I used to spend a lot of time on social media. I guess not a week would pass that I didn’t see somebody—black, white, gay, straight, man, woman—behaving like an ass and using PC dogma as their excuse. Yet I didn’t vote for Donald Trump and I’m against the Klan and the Nazis.
An argument I heard in a coffee shop: would the bigots be up in arms if the blacks and the rest hadn’t been making all that noise? Nowadays people are told to feel bad if they say the wrong pronoun. The TV news has footage of blacks taking over streets and making noise because a policeman did something. At a college someplace there’s a course about White Studies. What about that stuff? So people are pushing back now.

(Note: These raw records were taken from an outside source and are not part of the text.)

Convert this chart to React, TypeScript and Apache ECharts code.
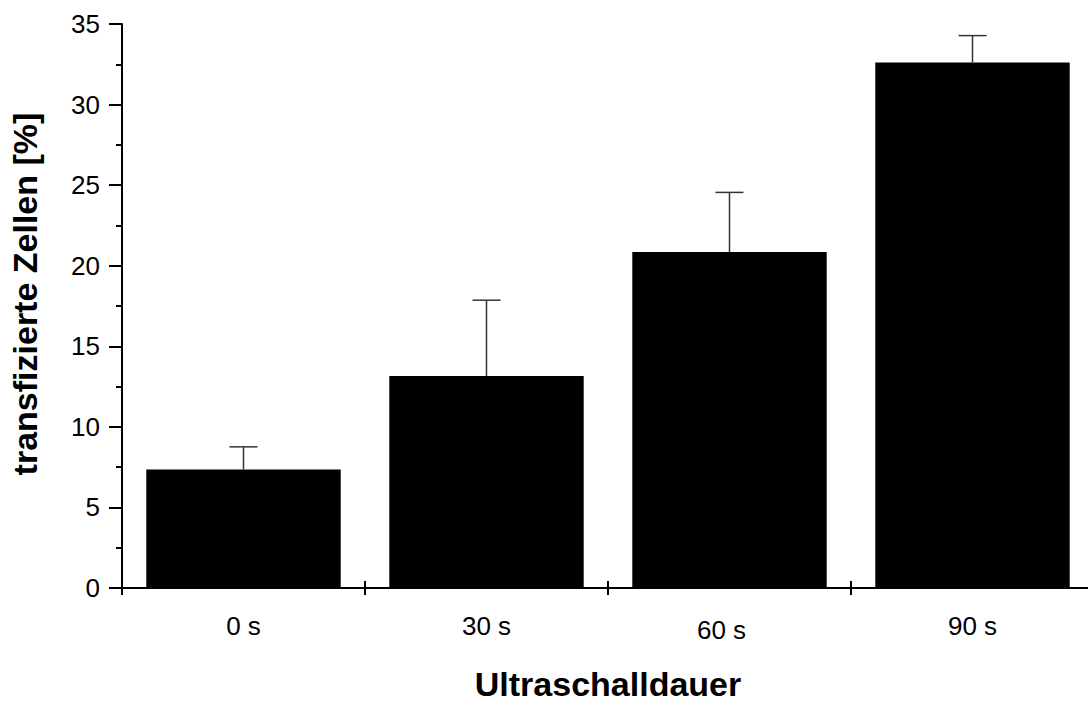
import React, { useEffect, useRef } from "react";
import * as echarts from "echarts";

const categories = ["0 s", "30 s", "60 s", "90 s"];
const values = [7.36, 13.16, 20.85, 32.61];
const errors = [1.40, 4.70, 3.70, 1.67];
const yTicks = { min: 0, max: 35, interval: 5 };

export default function App() {
  const ref = useRef<HTMLDivElement>(null);
  useEffect(() => {
    if (!ref.current) return;
    const chart = echarts.init(ref.current, null, { renderer: "svg" });
    const font = "'Liberation Sans', Arial, sans-serif";
    const errData = values.map((v, i) => [i, v, errors[i]]);
    chart.setOption({
      animation: false,
      backgroundColor: "#ffffff",
      grid: {
        left: 122,
        top: 24,
        width: 972,
        bottom: 123,
        containLabel: false,
        outerBoundsMode: "none",
      },
      xAxis: [
        {
          type: "category",
          data: categories,
          position: "bottom",
          boundaryGap: true,
          axisLine: { show: true, lineStyle: { color: "#000", width: 2 } },
          axisTick: { show: true, inside: false, length: 7, lineStyle: { color: "#000", width: 2 } },
          axisLabel: {
            color: "#000",
            fontFamily: font,
            fontSize: 26,
            margin: 25,
            formatter: (v: string, i: number) => (i === 2 ? "{off|" + v + "}" : v),
            rich: { off: { fontFamily: font, fontSize: 26, color: "#000", padding: [4, 16, 0, 0] } },
          },
          name: "Ultraschalldauer",
          nameLocation: "middle",
          nameGap: 79,
          nameTextStyle: { fontFamily: font, fontSize: 34, fontWeight: "bold", color: "#000" },
        },
        {
          type: "category",
          data: categories,
          position: "bottom",
          offset: 0,
          boundaryGap: true,
          axisLine: { show: false },
          axisTick: { show: true, inside: true, length: 7, lineStyle: { color: "#000", width: 2 } },
          axisLabel: { show: false },
        },
      ],
      yAxis: {
        type: "value",
        min: yTicks.min,
        max: yTicks.max,
        interval: yTicks.interval,
        splitLine: { show: false },
        axisLine: { show: true, lineStyle: { color: "#000", width: 2 } },
        axisTick: { show: true, length: 13, lineStyle: { color: "#000", width: 2 } },
        minorTick: { show: true, splitNumber: 2, length: 6, lineStyle: { color: "#000", width: 2 } },
        axisLabel: { color: "#000", fontFamily: font, fontSize: 26, margin: 22 },
        name: "transfizierte Zellen [%]",
        nameLocation: "middle",
        nameGap: 80,
        nameTextStyle: {
          fontFamily: font,
          fontSize: 34,
          fontWeight: "bold",
          color: "#000",
          padding: [0, 0, 0, 24],
        },
      },
      series: [
        {
          type: "bar",
          data: values,
          barWidth: "80%",
          itemStyle: { color: "#000" },
          z: 2,
        },
        {
          type: "custom",
          data: errData,
          z: 3,
          renderItem: (params: any, api: any) => {
            const i = api.value(0);
            const v = api.value(1);
            const e = api.value(2);
            const p0 = api.coord([i, v]);
            const p1 = api.coord([i, v + e]);
            const half = 14;
            const style = { stroke: "#333", lineWidth: 1.5 };
            return {
              type: "group",
              children: [
                { type: "line", shape: { x1: p0[0], y1: p0[1], x2: p1[0], y2: p1[1] }, style },
                { type: "line", shape: { x1: p1[0] - half, y1: p1[1], x2: p1[0] + half, y2: p1[1] }, style },
              ],
            };
          },
        },
      ],
    });
    return () => chart.dispose();
  }, []);
  return (
    <div
      ref={ref}
      style={{ position: "fixed", left: 0, top: 0, width: 1088, height: 711, background: "#fff" }}
    />
  );
}
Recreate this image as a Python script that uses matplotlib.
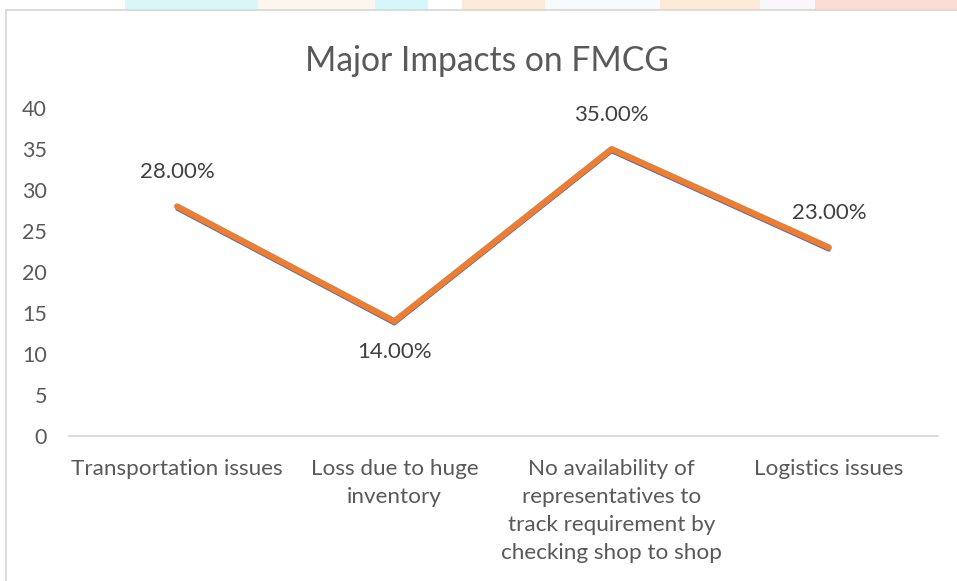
import matplotlib
matplotlib.use("Agg")
import matplotlib.pyplot as plt
from matplotlib import font_manager
from matplotlib.patches import Rectangle
import matplotlib.transforms as mtransforms

categories = ["Transportation issues",
              "Loss due to huge\ninventory",
              "No availability of\nrepresentatives to\ntrack requirement by\nchecking shop to shop",
              "Logistics issues"]
values = [28, 14, 35, 23]
value_labels = ["28.00%", "14.00%", "35.00%", "23.00%"]
label_above = [True, False, True, True]
yticks = [0, 5, 10, 15, 20, 25, 30, 35, 40]
title = "Major Impacts on FMCG"

names = {f.name for f in font_manager.fontManager.ttflist}
font = "Lato" if "Lato" in names else "DejaVu Sans"
plt.rcParams["font.family"] = [font, "DejaVu Sans"]

W, H = 957, 581
fig = plt.figure(figsize=(W / 100, H / 100), dpi=100)
fig.patch.set_facecolor("white")

# faint watermark strip above chart frame
strip = [(125, 258, "#d9f7f9"), (258, 375, "#fdf6ef"), (375, 428, "#d6f7f9"),
         (462, 545, "#fdebda"), (545, 660, "#f7fbfd"), (660, 760, "#fdebd7"),
         (760, 815, "#f9f7fa"), (815, 957, "#fddcd6")]
for x0, x1, c in strip:
    fig.add_artist(Rectangle((x0 / W, (H - 9.5) / H), (x1 - x0) / W, 9.5 / H,
                             transform=fig.transFigure, color=c, lw=0, zorder=0))
# chart frame border (top and left)
fig.add_artist(plt.Line2D([5.5 / W, 1.0], [(H - 9.5) / H, (H - 9.5) / H],
                          transform=fig.transFigure, color="#d9d9d9", lw=1.3))
fig.add_artist(plt.Line2D([5.5 / W, 5.5 / W], [0, (H - 9.5) / H],
                          transform=fig.transFigure, color="#d9d9d9", lw=1.3))

left, right = 68.5 / W, 937.5 / W
bottom, top = (H - 436) / H, (H - 108) / H
ax = fig.add_axes([left, bottom, right - left, top - bottom])
ax.set_facecolor("none")

x = list(range(len(categories)))
offset = mtransforms.offset_copy(ax.transData, fig=fig, x=0, y=-2.5, units="dots")
ax.plot(x, values, color="#4472c4", lw=2.6, transform=offset,
        solid_capstyle="round", solid_joinstyle="round", zorder=3)
ax.plot(x, values, color="#ed7d31", lw=4.4,
        solid_capstyle="round", solid_joinstyle="round", zorder=4)

for xi, v, lab, up in zip(x, values, value_labels, label_above):
    ax.annotate(lab, (xi, v), xytext=(0, 24.5 if up else -22.5),
                textcoords="offset points", ha="center", va="center",
                fontsize=16, color="#404040")

ax.set_xlim(-0.5, len(categories) - 0.5)
ax.set_ylim(0, 40)
ax.set_yticks(yticks)
ax.set_yticklabels([str(t) for t in yticks])
ax.set_xticks(x)
ax.set_xticklabels(categories, linespacing=1.5)
ax.tick_params(axis="y", length=0, pad=15.5, labelsize=15.5, labelcolor="#595959")
ax.tick_params(axis="x", length=0, pad=16.8, labelsize=16.2, labelcolor="#595959")
for s in ["top", "right", "left"]:
    ax.spines[s].set_visible(False)
ax.spines["bottom"].set_color("#d9d9d9")
ax.spines["bottom"].set_linewidth(1.3)

fig.text(486.5 / W, (H - 71) / H, title, ha="center", va="baseline",
         fontsize=24.2, color="#595959")

fig.savefig("out.png", dpi=100, facecolor="white")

Well, all right, but here we need the term “fee-fees.” Not to mention special snowflakes. Nothing has been done to anyone. Whites who turn militant are reacting to hearing the views of non-whites. That’s all. We’re talking about feelings here. The same for men reacting to women, and cis reacting to transgender. People used to living at the dead center of the universe find that the sky has shifted. The majority viewpoint no longer gets to be the only viewpoint. Unfamiliar stars look down and unwelcome observations are made. To some people, it turns out, saying “he” when a person wants “she” is a major offense. This isn’t a live issue for those of us with a nature-assigned pronoun that stays put our entire lives. But for the few people outside that group, the issue burns. They’ve been letting us know, sometimes rubbing in the corollary that a mistaken “he” (or “she) strikes them as arrogant and mean.

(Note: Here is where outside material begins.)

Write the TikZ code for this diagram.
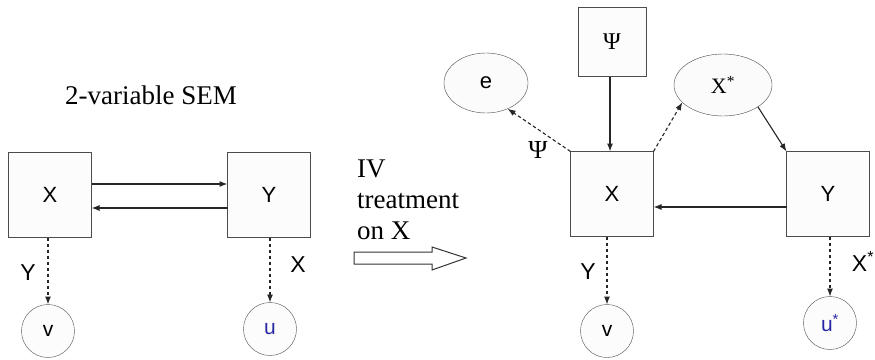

Are they right? Maybe it’s a question of point of view. At any rate those of us in the majority confront an issue that matters to us only on the very rare occasions that we speak to or about somebody transgender. Yet the thought of the issue cuts. It’s painful even for a moment to feel like we aren’t part of the majority, that we can’t put a foot right because somebody else is making the rules about what we should be or do. Foolish, weak people dwell on that feeling—or the one they get when they see the black people making noise on their TV screen, or when they see a lady in office wear talking like she knows something—and then they go vote for Donald Trump.
Per the fellow in the coffee shop, this situation demonstrates that the non-majority has done something wrong. I think this argument holds only if one accepts that the majority is always right. If the feelings of the majority are ruffled, then whatever the majority does next is the fault of the rufflers. If the minority’s feelings are hurt… well, we come back to fee-fees.